For each of several genomes, apart from the already available fasta sequence and associated GFF3 annotation files, I have also generated 5 additional GFF files for start-stop coordinates of 5 additional types of genomic features.

My goal is four-fold in the context of these 6 GFF files and 1 genomic DNA sequence.

1. Explore where two or more of these genomic features overlap / intersect / co-localize - I am doing this via text manipulation, using bedtools overlap or bedtools intersect. But I want to visualize 2 or more tracks , and just text-based calculation of intersection is not satisfying during exploration phase. I want to visualize it.

2. Generate high-detail images (with flexibility of color / shapes like that in IGB or gff2ps) for small intervals, looking at specific and most interesting cases.

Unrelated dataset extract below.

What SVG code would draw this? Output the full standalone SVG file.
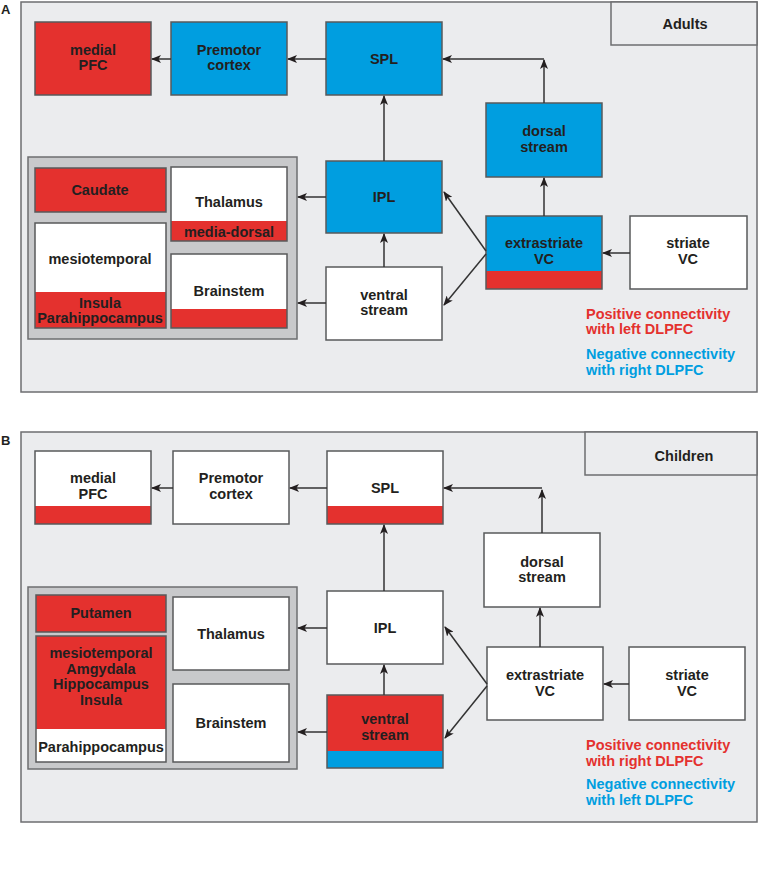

3. Generate overview images for entire chromosomes or even a genome, for overlap across these 6 types of genomic features , without confusing or overwhelming the reader.

4. Finally, to request advice on which tool and/or which statistical test to perform for verifying whether the observed physical co-localization of any 2 of the 6 types of genomic features is random or non-random. And if latter is true, are there more sophisticated tests to examine physical distribution of genomic loci types, relative to one another? And are there tests that can examine more than 2 types of genomic features at a time?

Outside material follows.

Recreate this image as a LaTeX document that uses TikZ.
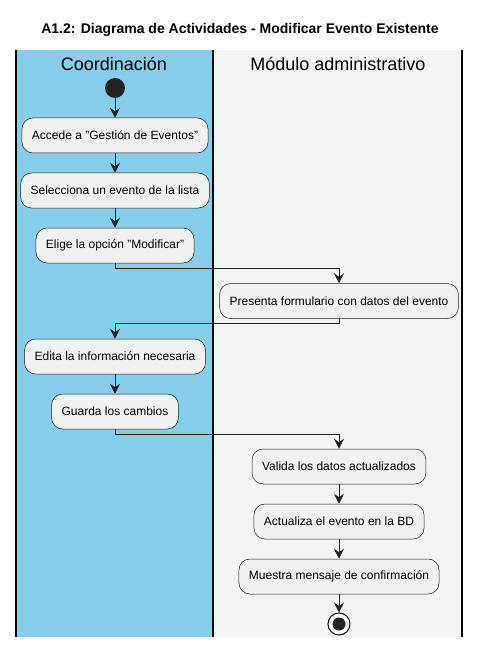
\documentclass[tikz,border=0pt]{standalone}
\usepackage{fontspec}
\setmainfont{Liberation Sans}
\usetikzlibrary{arrows.meta}
\definecolor{lanea}{HTML}{87CEEB}
\definecolor{laneb}{HTML}{F4F4F4}
\definecolor{actfill}{HTML}{F1F1F1}
\definecolor{actline}{HTML}{181818}
\definecolor{dark}{HTML}{222222}
\begin{document}
\begin{tikzpicture}[x=1pt,y=-1pt,
  act/.style={draw=actline, line width=0.5pt, fill=actfill, rounded corners=11pt,
    minimum height=35pt, inner xsep=10pt, font=\fontsize{12}{14}\selectfont, text=black},
  flow/.style={draw=dark, line width=1pt, -{Stealth[length=10pt,width=10pt,inset=3.5pt]}},
  lanehdr/.style={font=\fontsize{18}{21}\selectfont}]
\useasboundingbox (0,0) rectangle (481,647);
\fill[white] (0,0) rectangle (481,647);
% lanes
\fill[lanea] (16,50) rectangle (213,637);
\fill[laneb] (213,50) rectangle (462,637);
\draw[line width=1.3pt] (16,50) -- (16,637);
\draw[line width=1.3pt] (213,50) -- (213,637);
\draw[line width=1.3pt] (462,50) -- (462,637);
% title
\node[font=\bfseries\fontsize{14}{17}\selectfont] (title) at (240,30) {A1.2: Diagrama de Actividades - Modificar Evento Existente};
\node[lanehdr] (h1) at (114,64) {Coordinación};
\node[lanehdr] (h2) at (338,64) {Módulo administrativo};
% nodes
\node[circle, fill=dark, minimum size=20pt, inner sep=0] (start) at (115,88) {};
\node[act] (a1) at (115,135.5) {Accede a "Gestión de Eventos"};
\node[act] (a2) at (115,190.5) {Selecciona un evento de la lista};
\node[act] (a3) at (115,245.5) {Elige la opción "Modificar"};
\node[act] (a4) at (339,301) {Presenta formulario con datos del evento};
\node[act] (a5) at (115,356.5) {Edita la información necesaria};
\node[act] (a6) at (115,411.5) {Guarda los cambios};
\node[act] (a7) at (339,466.5) {Valida los datos actualizados};
\node[act] (a8) at (339,521.5) {Actualiza el evento en la BD};
\node[act] (a9) at (339,576.5) {Muestra mensaje de confirmación};
\node[circle, draw=black, line width=1pt, fill=white, minimum size=22pt, inner sep=0] (stop) at (339,624) {};
\node[circle, fill=dark, minimum size=13pt, inner sep=0] at (stop.center) {};
% flows
\draw[flow] (start) -- (a1);
\draw[flow] (a1) -- (a2);
\draw[flow] (a2) -- (a3);
\draw[flow] (a3.south) -- ++(0,5) -| (a4.north);
\draw[flow] (a4.south) -- ++(0,5) -| (a5.north);
\draw[flow] (a5) -- (a6);
\draw[flow] (a6.south) -- ++(0,5) -| (a7.north);
\draw[flow] (a7) -- (a8);
\draw[flow] (a8) -- (a9);
\draw[flow] (a9) -- (stop);
\end{tikzpicture}
\end{document}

The rather old thread at What Tools/Libraries Do You Use To Visualize Genomic Feature Data? discusses answers to questions 1 - 3 above, but I am curious to know if there are better / updates tools for my goals than the ones I mentioned above or at the link (bedtools or bedOps, IGB, GBrowse, GFF2PS). Thanks!

GFF overlap statistics visualization • 2.5k views
5
Entering edit mode
3.4 years ago
bernatgel ★ 3.3k

Hi,

If you can use R you should be able to create these plots with karyoploteR. You would need to load the data into R (probably using rtracklayer's ' import' function) and then plot them using kpPlotGenesfor genes and kpPlotRegions for everything else. You can find more information and various examples on how to use it at karyoploteR titorial page.

As for point 4 you can use the Bioconductor package regioneR. If you load the data into R you can use the function overlapPermTest to perform a permutation strategy to test if two sets of genomic regions overlap more (or less) than expected by chance.

Hope this helps

Bernat

4
Entering edit mode
3.4 years ago
Joe 20k

You could do this (I think) with Artemis and/or the Artemis Comparison Tool.

Load up the sequence, and read in the different annotation files and you can view them all together in the same window I believe.

It probably doesn't solve all of your requests though, but worth a look I think.